1. Estas imprecações não estão no espírito do Evangelho, e contudo há também palavras ásperas no Novo Testamento (por exemplo, Mt 13.50; Mt 23.13-33; Mt 25.46; Lc 18.7-8; Lc 19.27; At 13.8-11; 2Ts 1.6-9; Ap 6.10; Ap 18.4-6). O Novo Testamento condena as represálias humanas mas ensina plenamente que todos colhem as conseqüências da sua escolha (por exemplo, Mt 7.22-23; 2Co 5.10).

2. O salmista pode não ter tido a intenção de revestir as suas amargas palavras de sentido profético mas na vasta providência divina elas podem tornar-se verdadeiras (por exemplo, At 1.20 cita os Sl 69 e Sl 109; Rm 11.9-10 cita o Sl 69). Além disso, nem sempre é gramaticalmente possível distinguir entre o significado de “que isto aconteça...” e “isto acontecerá...”.

3. O salmista vivia sob a lei que ensinava a doutrina da retribuição (cfr.
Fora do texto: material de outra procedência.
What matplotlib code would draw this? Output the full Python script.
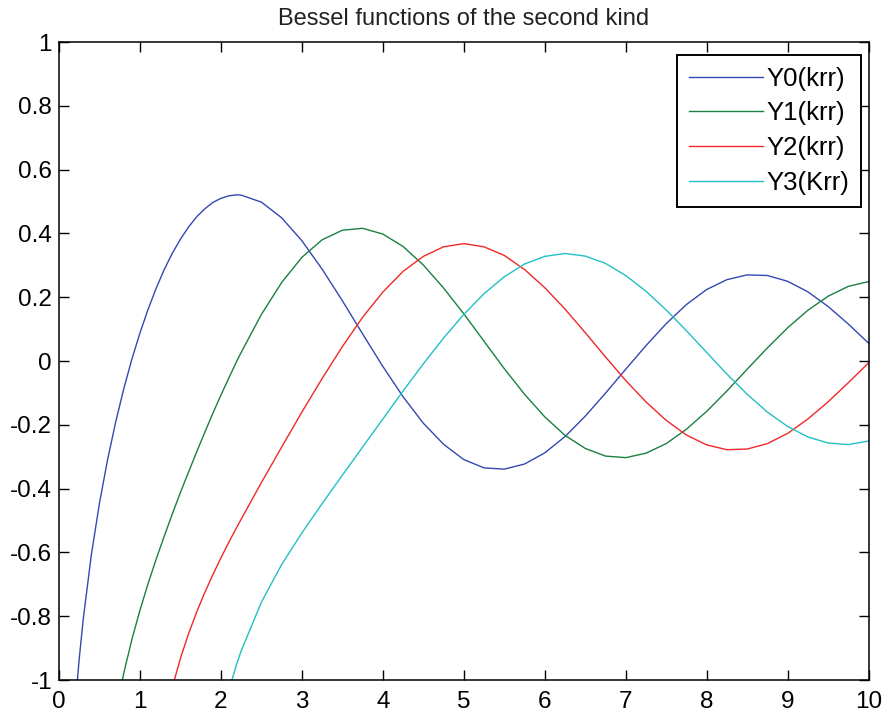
import matplotlib
matplotlib.use("Agg")
import matplotlib.pyplot as plt

# ---- data ----
x = [0.2, 0.25, 0.3, 0.4, 0.5, 0.6, 0.7, 0.8, 0.9, 1.0, 1.1, 1.2, 1.3, 1.4, 1.5,
     1.6, 1.7, 1.8, 1.9, 2.0, 2.1, 2.2, 2.25, 2.5, 2.75, 3.0, 3.25, 3.5, 3.75,
     4.0, 4.25, 4.5, 4.75, 5.0, 5.25, 5.5, 5.75, 6.0, 6.25, 6.5, 6.75, 7.0,
     7.25, 7.5, 7.75, 8.0, 8.25, 8.5, 8.75, 9.0, 9.25, 9.5, 9.75, 10.0]

y0 = [-1.081, -0.932, -0.807, -0.606, -0.445, -0.309, -0.191, -0.087, 0.006,
      0.088, 0.162, 0.228, 0.287, 0.338, 0.382, 0.420, 0.452, 0.477, 0.497,
      0.510, 0.518, 0.521, 0.520, 0.498, 0.449, 0.377, 0.288, 0.189, 0.085,
      -0.017, -0.112, -0.195, -0.261, -0.309, -0.335, -0.339, -0.323, -0.288,
      -0.237, -0.173, -0.101, -0.026, 0.048, 0.117, 0.177, 0.224, 0.255, 0.270,
      0.268, 0.250, 0.217, 0.171, 0.116, 0.056]

y1 = [-1.103, -0.978, -0.873, -0.781, -0.698, -0.621, -0.549, -0.479, -0.412,
      -0.348, -0.285, -0.224, -0.164, -0.107, -0.052, 0.002, 0.027, 0.146,
      0.246, 0.325, 0.380, 0.410, 0.416, 0.398, 0.359, 0.301, 0.229, 0.148,
      0.062, -0.024, -0.104, -0.175, -0.233, -0.274, -0.298, -0.303, -0.289,
      -0.259, -0.214, -0.158, -0.094, -0.026, 0.041, 0.104, 0.159, 0.203,
      0.234, 0.249]

y2 = [-1.263, -1.130, -1.022, -0.932, -0.855, -0.787, -0.726, -0.670, -0.617,
      -0.567, -0.519, -0.496, -0.381, -0.270, -0.160, -0.055, 0.045, 0.137,
      0.216, 0.281, 0.328, 0.358, 0.368, 0.358, 0.331, 0.287, 0.230, 0.163,
      0.089, 0.013, -0.061, -0.128, -0.186, -0.232, -0.263, -0.278, -0.276,
      -0.259, -0.227, -0.182, -0.128, -0.068, -0.006]

y3 = [-1.246, -1.128, -1.029, -0.946, -0.909, -0.756, -0.638, -0.539, -0.447,
      -0.358, -0.270, -0.182, -0.094, -0.009, 0.072, 0.146, 0.211, 0.264,
      0.304, 0.328, 0.337, 0.329, 0.306, 0.268, 0.219, 0.160, 0.095, 0.027,
      -0.041, -0.104, -0.160, -0.205, -0.238, -0.257, -0.262, -0.251]

series_labels = ["Y0(krr)", "Y1(krr)", "Y2(krr)", "Y3(Krr)"]
series_colors = ["#3348b4", "#1a8040", "#f02828", "#22c0c4"]

xticks = [0, 1, 2, 3, 4, 5, 6, 7, 8, 9, 10]
xtick_labels = ["0", "1", "2", "3", "4", "5", "6", "7", "8", "9", "10"]
yticks = [-1, -0.8, -0.6, -0.4, -0.2, 0, 0.2, 0.4, 0.6, 0.8, 1]
ytick_labels = ["-1", "-0.8", "-0.6", "-0.4", "-0.2", "0", "0.2", "0.4",
                "0.6", "0.8", "1"]
title = "Bessel functions of the second kind"

# ---- figure ----
plt.rcParams["font.family"] = ["Liberation Sans", "DejaVu Sans"]
plt.rcParams["axes.unicode_minus"] = False

fig = plt.figure(figsize=(8.85, 7.17), dpi=100)
ax = fig.add_axes([0.0667, 0.0516, 0.9147, 0.8898])

for ys, lab, col in zip([y0, y1, y2, y3], series_labels, series_colors):
    ax.plot(x[-len(ys):], ys, color=col, linewidth=1.0, label=lab)

ax.set_xlim(0, 10)
ax.set_ylim(-1, 1)
ax.set_xticks(xticks)
ax.set_xticklabels(xtick_labels)
ax.set_yticks(yticks)
ax.set_yticklabels(ytick_labels)

ax.tick_params(axis="both", direction="in", top=True, right=True,
               length=7, width=1, colors="black", labelsize=17.5)
ax.tick_params(axis="x", pad=8)
ax.tick_params(axis="y", pad=5)
for sp in ax.spines.values():
    sp.set_linewidth(1.1)
    sp.set_color("black")

ax.set_title(title, fontsize=17, pad=12, color="#222222")

leg = ax.legend(loc="upper right", bbox_to_anchor=(0.9907, 0.9796),
                borderaxespad=0, fontsize=18.5, handlelength=2.87,
                handletextpad=0.15, labelspacing=0.42, borderpad=0.45,
                fancybox=False, framealpha=1)
leg.get_frame().set_edgecolor("black")
leg.get_frame().set_linewidth(1.4)

fig.savefig("out.png", dpi=100)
Lv 24.19; Pv 17.13). As suas imprecações são orações para que o Deus justo faça como tem falado. Em muitos casos, é provável que as maldições sejam citações que o salmista fazia do que os seus inimigos tinham (falsamente) dito a respeito dele (ver notas ao Sl 109).

4. Não somos autorizados a voltar a ler nas palavras imprecatórias do Saltério qualquer rancor e crueldade pessoais. Homens bons desejam a punição do mal: se mostrássemos simpatia para com aqueles a quem, na sabedoria de Deus, lhes é permitido tornarem-se plenamente o que desejaram ser (contra Deus), então estaríamos a participar do seu pecado e da sua impiedade.

Em conclusão, diga-se uma vez mais que a vida interior é sempre maior do que a expressão da mesma. Devemos considerar o Saltério de um modo muito semelhante à forma como encaramos uma catedral; não meramente como um agregado de estilos arquitetônicos e sistemas decorativos constituídos pelo curso da história numa unidade, mas como um lugar cujo propósito é servir de auxílio no culto a Deus. Contudo, por mais interessantes que sejam os elementos de arquitetura ou literários, ambos perderiam a razão essencial da sua existência se o seu significado espiritual e função fossem ignorados ou rebaixados.